I’ve never felt this one before.
I was putting on my make-up and trying to get to a place of peace with the Lord. I asked him, “Where are you.” I’ve been upset about Sunday. Wounded is a better word than upset. Anyway, I haven’t felt comforted by the Lord. I haven’t felt rebuked by the Lord. I haven’t felt compassion from the Lord. I’ve felt nothing. As I was sitting there doing my make-up I was trying to figure out what this familiar yet unfamiliar feeling I was having towards the Lord. Then it hit me.
I feel like I need to FORGIVE the Lord for not restoring Miles Sunday night.
When there are people in my life that I need to forgive I have a heaviness on my heart that I know I need to release. This is fairly easy for me to do. Once I release that person then the heaviness is gone. Anyway, when I recognized this heaviness as the forgiveness heaviness I was a little shocked!

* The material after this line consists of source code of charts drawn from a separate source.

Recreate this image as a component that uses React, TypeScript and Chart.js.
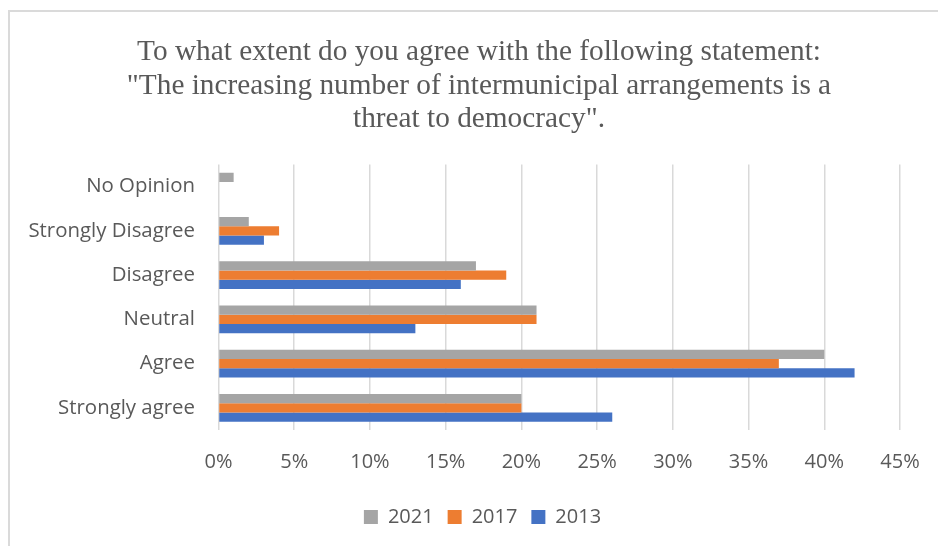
import React, { useEffect, useRef } from 'react';
import { Chart, registerables } from 'chart.js';

Chart.register(...registerables);

const categories = ['No Opinion', 'Strongly Disagree', 'Disagree', 'Neutral', 'Agree', 'Strongly agree'];
const seriesLabels = ['2021', '2017', '2013'];
const values2021 = [1, 2, 17, 21, 40, 20];
const values2017 = [0, 4, 19, 21, 37, 20];
const values2013 = [0, 3, 16, 13, 42, 26];
const seriesColors = ['#A5A5A5', '#ED7D31', '#4472C4'];
const xMin = 0;
const xMax = 45;
const xStep = 5;
const titleLines = [
  'To what extent do you agree with the following statement:',
  '"The increasing number of intermunicipal arrangements is a',
  'threat to democracy".',
];

const TEXT = '#595959';
const LABEL_FONT = { family: "'Open Sans', sans-serif", size: 20 };
const Y_LABEL_FONT = { family: "'Open Sans', sans-serif", size: 20.4 };

const shiftBlocks = {
  id: 'shiftBlocks',
  afterLayout(chart: any) {
    if (chart.titleBlock) {
      chart.titleBlock.left = 58;
      chart.titleBlock.right = 900;
    }
    if (chart.legend) {
      chart.legend.left = 65;
      chart.legend.right = 900;
    }
  },
};

export default function App() {
  const ref = useRef<HTMLCanvasElement | null>(null);

  useEffect(() => {
    if (!ref.current) return;
    const data = [values2021, values2017, values2013];
    const chart = new Chart(ref.current, {
      type: 'bar',
      data: {
        labels: categories,
        datasets: seriesLabels.map((l, i) => ({
          label: l,
          data: data[i],
          backgroundColor: seriesColors[i],
          borderWidth: 0,
          categoryPercentage: 0.63,
          barPercentage: 1,
        })),
      },
      options: {
        indexAxis: 'y',
        responsive: false,
        animation: false,
        layout: { padding: { left: 0, right: 45, top: 0, bottom: 9 } },
        plugins: {
          title: {
            display: true,
            text: titleLines,
            color: TEXT,
            font: { family: "'Liberation Serif', 'Times New Roman', serif", size: 29.3, weight: 'normal', lineHeight: 33.5 / 29.3 },
            padding: { top: 36, bottom: 28 },
          },
          legend: {
            position: 'bottom',
            labels: {
              color: TEXT,
              font: LABEL_FONT,
              boxWidth: 14,
              boxHeight: 14,
              padding: 14,
            },
          },
          tooltip: { enabled: false },
        },
        scales: {
          x: {
            min: xMin,
            max: xMax,
            ticks: {
              stepSize: xStep,
              color: TEXT,
              font: LABEL_FONT,
              padding: 20,
              callback: (v: any) => v + '%',
            },
            grid: { color: '#d9d9d9', lineWidth: 1.5, drawTicks: false },
            border: { display: false },
            afterFit: (s: any) => {
              s.height = 63;
            },
          },
          y: {
            ticks: { color: TEXT, font: Y_LABEL_FONT, padding: 23.5 },
            grid: { display: false, drawTicks: false },
            border: { display: false },
            afterFit: (s: any) => {
              s.width = 218.5;
            },
          },
        },
      },
      plugins: [shiftBlocks],
    });
    return () => chart.destroy();
  }, []);

  return (
    <div style={{ position: 'fixed', left: 0, top: 0, width: 938, height: 546, overflow: 'hidden', background: '#fff' }}>
      <div
        style={{
          position: 'absolute',
          left: 8,
          top: 10,
          width: 2000,
          height: 2000,
          borderLeft: '2px solid #dadada',
          borderTop: '2px solid #dadada',
        }}
      />
      <canvas ref={ref} width={945} height={546} style={{ position: 'absolute', left: 0, top: 0, display: 'block' }} />
    </div>
  );
}
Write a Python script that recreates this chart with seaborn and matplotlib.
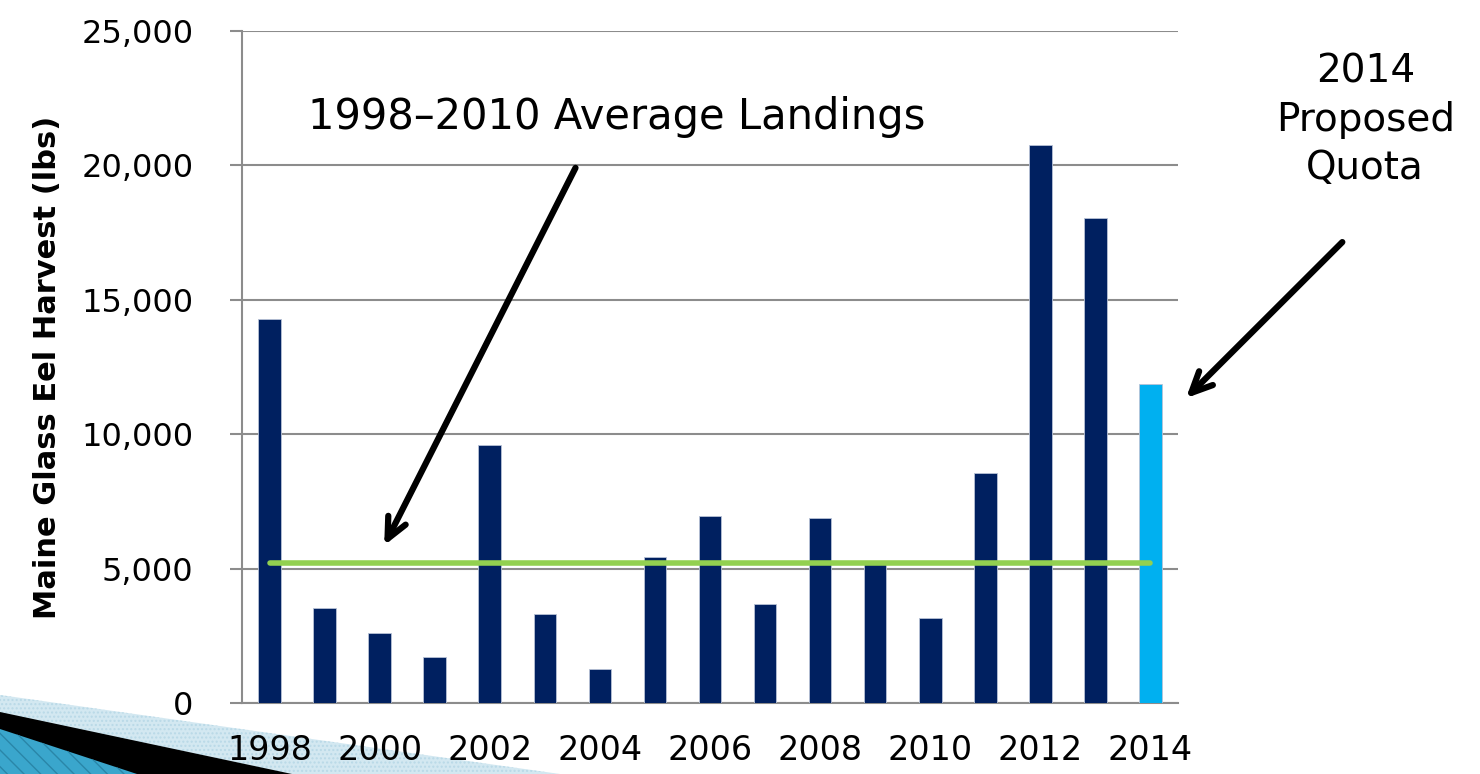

Is feeling like I need to forgive God for not restoring Miles blasphemy?
I feel so hurt and disappointed in my God for Miles not walking out of church on Sunday evening. Right now as I write this I have a physical pulsing pain in my chest. It’s pulsing in brokenness.
Can I say, “Lord, I forgive you for not restoring Miles yet”? Is that right on any level? I have no idea. I’ve never felt like this before.